A baixa no Rio Paraguai contribuiu para na seca nas regiões e, consequentemente, no avanço das chamas pela mata. Conforme o diretor-presidente da organização não governamental Ecoa, André Luiz Siqueira, desde o ano passado o monitoramento vinha registrando situação atípica na umidade do ar, chuva e aumento da temperatura na região. Ou seja, situação de incêndio no Pantanal foram consequência direta do clima de 2019.
“Este ano, o Rio Paraguai chegou perto do seu nível regular, junto com seus afluentes, como o Rio Miranda. A represa tem uma vazão mais lenta, e tem uma influência grande na inundação de milhares de hectares pelo Pantanal. As cheias regulares extraordinárias tinham regulagem desde 1974, o que não aconteceu em 2019 e 2020. Tivemos um período atípico, sem chuva perdurada até dezembro, tanto que as queimas foram mais severas”, explica.
Estado chegou a decretar situação de emergência e a proibição de queimadas controladas até o fim do mês de novembro.
Recuperação de anos
Institutos e Ongs iniciaram planos de recuperação nas regiões atingidas, o maior refúgio mundial das araras azuis, na reserva São Francisco do Perigara, já está passando pelo processo de mitigação. A bióloga e presidente do Instituto Arara Azul, Neiva Guedes, conta que já foram instalados ninhos nos locais afetados e que continuam sendo oferecidos cachos de bocaiúva para as aves.
“A gente sabe que os efeitos dos impactos são muito danosos até depois do fogo. Um ano depois, quando essas araras forem se reproduzir, terá menor quantidade de cavidades nas árvores, mais competição. É muito lenta a recuperação. Os que não vão nascer esse ano, vão afetar a reprodução que aconteceria daqui alguns anos”, lamenta.

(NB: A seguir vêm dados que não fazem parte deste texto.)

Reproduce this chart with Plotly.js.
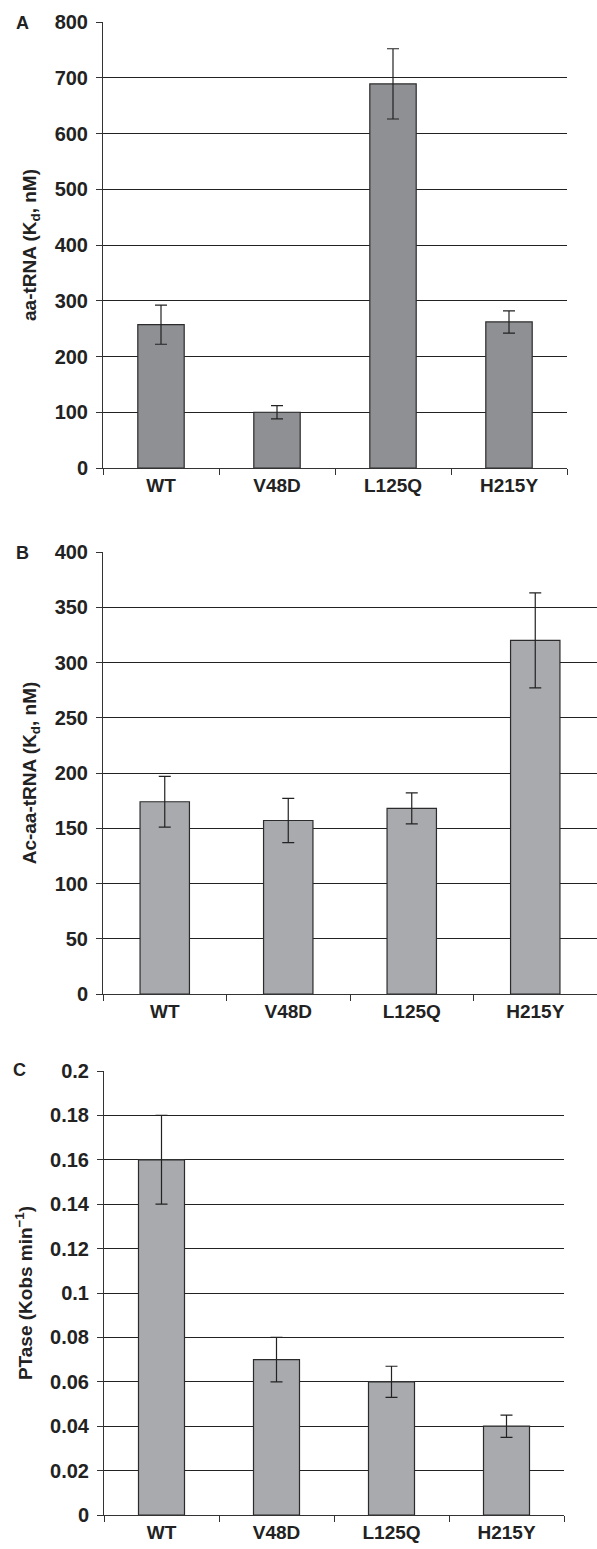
<!DOCTYPE html>
<html>
<head>
<meta charset="utf-8">
<script src="https://cdn.plot.ly/plotly-3.0.1.min.js"></script>
<style>html,body{margin:0;padding:0;background:#fff;}#chart{width:597px;height:1549px;}</style>
</head>
<body>
<div id="chart"></div>
<script>
// Data
const categories = ["WT", "V48D", "L125Q", "H215Y"];
const aaTRNA_Kd = [257, 100, 689, 262];
const aaTRNA_err = [35, 12, 63, 20];
const acTRNA_Kd = [174, 157, 168, 320];
const acTRNA_err = [23, 20, 14, 43];
const ptase_kobs = [0.16, 0.07, 0.06, 0.04];
const ptase_err = [0.02, 0.01, 0.007, 0.005];

const W = 597, H = 1549, L = 103;
const PW = W - L;
const FONT = "Liberation Sans, Arial, Helvetica, sans-serif";
const dx = v => (v - L) / PW;
const py = v => 1 - v / H;

function barTrace(y, err, color, xa, ya) {
  return {
    type: "bar", x: categories, y: y, xaxis: xa, yaxis: ya,
    marker: {color: color, line: {color: "#2b2b2b", width: 1.2}},
    width: 0.4,
    error_y: {type: "data", array: err, visible: true, color: "#222", thickness: 1.2, width: 6},
    hoverinfo: "none", showlegend: false
  };
}

const data = [
  barTrace(aaTRNA_Kd, aaTRNA_err, "#8f9094", "x", "y"),
  barTrace(acTRNA_Kd, acTRNA_err, "#a9aaae", "x2", "y2"),
  barTrace(ptase_kobs, ptase_err, "#a9aaae", "x3", "y3")
];

function xAxis(domain, anchor) {
  return {
    domain: domain, anchor: anchor, type: "category",
    tickson: "boundaries", ticks: "outside", ticklen: 6, tickwidth: 1, tickcolor: "#333",
    showgrid: false, showline: true, linecolor: "#333", linewidth: 1,
    tickfont: {family: FONT, size: 19, color: "#222", weight: "bold"},
    fixedrange: true
  };
}
function yAxis(domain, anchor, range, dtick, title) {
  return {
    domain: domain, anchor: anchor, range: range, dtick: dtick,
    ticks: "outside", ticklen: 6, tickwidth: 1, tickcolor: "#333",
    showline: true, linecolor: "#333", linewidth: 1,
    showgrid: true, gridcolor: "#222", gridwidth: 1, zeroline: false,
    tickfont: {family: FONT, size: 20, color: "#222", weight: "bold"},
    ticklabelstandoff: 4,
    title: {text: title, standoff: 12, font: {family: FONT, size: 19, color: "#222", weight: "bold"}},
    automargin: false,
    fixedrange: true
  };
}

function letter(text, xc, yc) {
  return {text: text, xref: "paper", yref: "paper", x: dx(xc), y: py(yc),
    xanchor: "center", yanchor: "middle", showarrow: false,
    font: {family: FONT, size: 18, color: "#222", weight: "bold"}};
}

const layout = {
  width: W, height: H,
  margin: {l: L, r: 0, t: 0, b: 0},
  paper_bgcolor: "#fff", plot_bgcolor: "#fff",
  bargap: 0.6,
  xaxis: xAxis([0, dx(567)], "y"),
  yaxis: yAxis([py(468), py(22)], "x", [0, 800], 100, "aa-tRNA (K<sub>d</sub>, nM)"),
  xaxis2: xAxis([0, 1], "y2"),
  yaxis2: yAxis([py(994), py(552)], "x2", [0, 400], 50, "Ac-aa-tRNA (K<sub>d</sub>, nM)"),
  xaxis3: xAxis([dx(104), dx(564)], "y3"),
  yaxis3: yAxis([py(1515), py(1071)], "x3", [0, 0.2], 0.02, "PTase (Kobs min<sup>\u22121</sup>)"),
  annotations: [
    letter("A", 22, 23),
    letter("B", 22, 553),
    letter("C", 19, 1070)
  ]
};

Plotly.newPlot("chart", data, layout, {displayModeBar: false, staticPlot: true});
</script>
</body>
</html>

Neiva ressalta que mesmo com o surgimento do verde, a situação está longe de ser considerada normalizada na fauna e flora, pois algumas espécies estão com menos animais do bando. Um dos alertas é na conscientização de moradores, fazendeiros e turistas para importância da preservação ambiental.
“Por mais que eu conhecesse sobre as araras e os ambientes delas, isso iria muito além das minhas possibilidades de evitar e acabar com os incêndios. A perceptiva de que a seca, escassez de agua está além do pantanal, mas é acentuado com nossas ações, como combate ao desmatamento. ”
Patas queimadas
Animais resgatados com partes do corpo queimados e debilitados, estiveram sob cuidados do Cras (Centro de Reabilitação de Animais Silvestres). Conforme a médico veterinário e responsável técnico do local, Lucas Cazati, os trabalhos de resgate foram desafiadores, pois, os incêndios de grandes proporções atingiram muitas vidas.

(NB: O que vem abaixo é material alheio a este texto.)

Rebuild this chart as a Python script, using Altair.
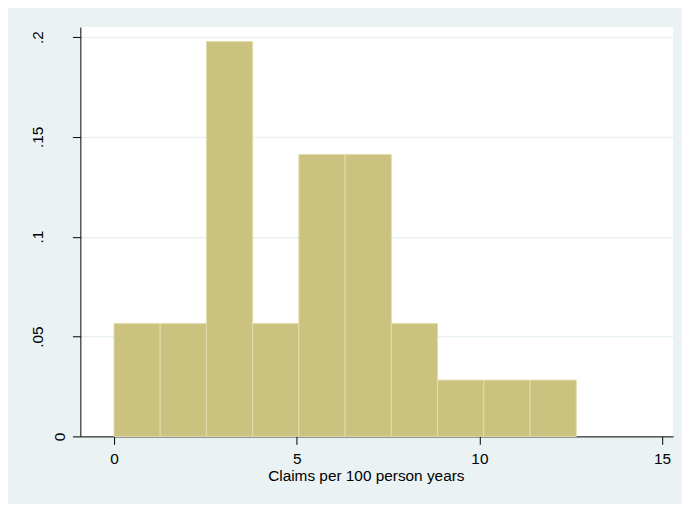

Alguns bichos já foram soltos na natureza, como um gavião-de-asas-de-telha e uma cutia. A Semagro (Secretaria de Estado de Meio Ambiente, Desenvolvimento Econômico, Produção e Agricultura Familiar), informou que outros animais também recuperados foram devolvidos ao habitat natural, mas não mencionou o quantitativo deles.

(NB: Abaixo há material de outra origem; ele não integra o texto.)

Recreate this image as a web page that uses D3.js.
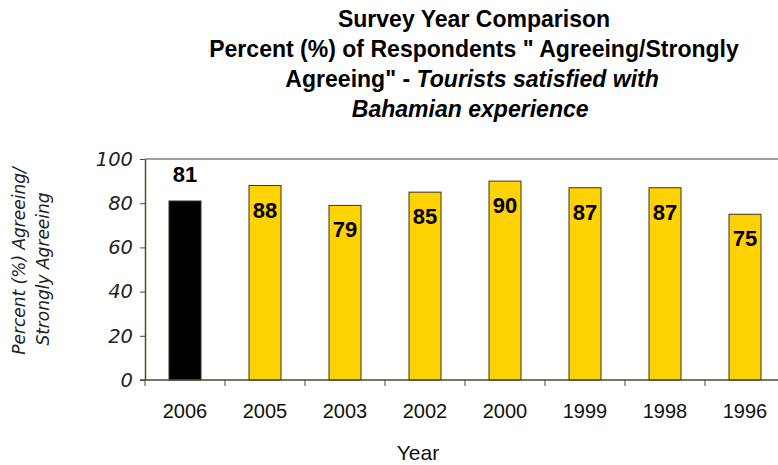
<!DOCTYPE html>
<html>
<head>
<meta charset="utf-8">
<script src="https://cdn.jsdelivr.net/npm/d3@7"></script>
<style>
  body { margin: 0; background: #fff; }
  text { font-family: "Liberation Sans", Arial, sans-serif; }
</style>
</head>
<body>
<svg id="chart" width="778" height="465"></svg>
<script>
const years = ["2006", "2005", "2003", "2002", "2000", "1999", "1998", "1996"];
const values = [81, 88, 79, 85, 90, 87, 87, 75];
const yTicks = [0, 20, 40, 60, 80, 100];

const width = 778;
const height = 465;
const margin = { top: 159, left: 145, bottom: 85 };
const axisColor = "#4d4a30";

const svg = d3.select("#chart");

const x = d3.scaleBand()
  .domain(years)
  .range([margin.left, margin.left + 640])
  .paddingInner(0.6)
  .paddingOuter(0.3);

const y = d3.scaleLinear()
  .domain([0, 100])
  .range([height - margin.bottom, margin.top]);

// title (slightly condensed)
const title = svg.append("g")
  .attr("transform", "translate(474,0) scale(0.96,1)")
  .append("text")
  .attr("text-anchor", "middle")
  .style("font-size", "24px")
  .style("font-weight", "bold")
  .attr("fill", "#000");
title.append("tspan").attr("x", 0).attr("y", 27).text("Survey Year Comparison");
title.append("tspan").attr("x", 0).attr("y", 57).text("Percent (%) of Respondents \" Agreeing/Strongly");
const l3 = title.append("tspan").attr("x", -2).attr("y", 87);
l3.append("tspan").text("Agreeing\" - ");
l3.append("tspan").style("font-style", "italic").text("Tourists satisfied with");
title.append("tspan").attr("x", -4).attr("y", 117).style("font-style", "italic").text("Bahamian experience");

// top frame line
svg.append("line")
  .attr("x1", margin.left).attr("x2", width)
  .attr("y1", y(100)).attr("y2", y(100))
  .attr("stroke", "#808080").attr("stroke-width", 1.5);

// bars
svg.selectAll("rect.bar")
  .data(years)
  .join("rect")
  .attr("class", "bar")
  .attr("x", d => x(d))
  .attr("y", (d, i) => y(values[i]))
  .attr("width", x.bandwidth())
  .attr("height", (d, i) => y(0) - y(values[i]))
  .attr("fill", (d, i) => i === 0 ? "#000" : "#ffd200")
  .attr("stroke", "#3a3520")
  .attr("stroke-width", 1);

// value labels
svg.selectAll("text.val")
  .data(years)
  .join("text")
  .attr("class", "val")
  .attr("x", d => x(d) + x.bandwidth() / 2)
  .attr("y", (d, i) => i === 0 ? y(values[i]) - 19 : y(values[i]) + 32)
  .attr("text-anchor", "middle")
  .style("font-size", "22px")
  .style("font-weight", "bold")
  .attr("fill", "#000")
  .text((d, i) => values[i]);

// y axis
const yAxis = svg.append("g")
  .attr("transform", `translate(${margin.left},0)`)
  .call(d3.axisLeft(y).tickValues(yTicks).tickSize(5).tickSizeOuter(0).tickPadding(7));
yAxis.select(".domain").attr("stroke", axisColor).attr("stroke-width", 1.5);
yAxis.selectAll(".tick line").attr("stroke", axisColor);
yAxis.selectAll(".tick text")
  .attr("font-family", null)
  .style("font-family", "'DejaVu Sans', Verdana, sans-serif")
  .style("font-size", "19.5px")
  .style("font-style", "italic")
  .attr("fill", "#222");

// x axis
const step = x.step();
const xAxis = svg.append("g")
  .attr("transform", `translate(0,${y(0)})`);
xAxis.append("line")
  .attr("x1", margin.left - 5).attr("x2", width)
  .attr("stroke", axisColor).attr("stroke-width", 1.5);
xAxis.selectAll("line.tk")
  .data(years)
  .join("line")
  .attr("class", "tk")
  .attr("x1", d => x(d) - step * x.paddingInner() / 2)
  .attr("x2", d => x(d) - step * x.paddingInner() / 2)
  .attr("y1", 0).attr("y2", 6)
  .attr("stroke", axisColor);
xAxis.selectAll("text")
  .data(years)
  .join("text")
  .attr("x", d => x(d) + x.bandwidth() / 2)
  .attr("y", 38)
  .attr("text-anchor", "middle")
  .style("font-size", "20px")
  .attr("fill", "#111")
  .text(d => d);

svg.append("text")
  .attr("x", 418)
  .attr("y", 460)
  .attr("text-anchor", "middle")
  .style("font-size", "21px")
  .attr("fill", "#111")
  .text("Year");

// y axis title
const yt = svg.append("text")
  .attr("transform", "translate(0,264) rotate(-90)")
  .attr("text-anchor", "middle")
  .style("font-family", "'DejaVu Sans', Verdana, sans-serif")
  .style("font-size", "17px")
  .style("font-style", "italic")
  .attr("fill", "#222");
yt.append("tspan").attr("x", 3).attr("y", 25).text("Percent (%) Agreeing/");
yt.append("tspan").attr("x", -5).attr("y", 49).text("Strongly Agreeing");
</script>
</body>
</html>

A onça-pintada ainda segue em tratamento e não tem uma estimativa de quando deve retornar a mata. De acordo com a equipe, o felino macho apresenta um quadro significativo de melhoras com cicatrização total dos membros afetados pelo fogo. As patas queimadas foram restruturadas com escamas de tilápia.
“Hoje o animal ganha peso e tamanho se alimentando muito bem, resultado dos esforços. A equipe de resgate, que o capturou, batizou o felino macho de Joujou”, explicou o profissional.
E os culpados?
Em novembro, a Polícia Federal concluiu o inquérito e as provas coletas indicam que fazendeiros próximos, sendo quatro produtores rurais, são os principais suspeitos de provocar focos na Serra do Amolar, que logo se alastrou para outras regiões.
Peritos analisaram imagens de satélites do Inpe (Instituto Nacional de Pesquisas Espaciais) e até da Nasa (do inglês, Administração Nacional da Aeronáutica e Espaço) e encontraram indícios de ação humana. Depoimentos de trabalhadores rurais e moradores da região complicaram ainda mais os fazendeiros.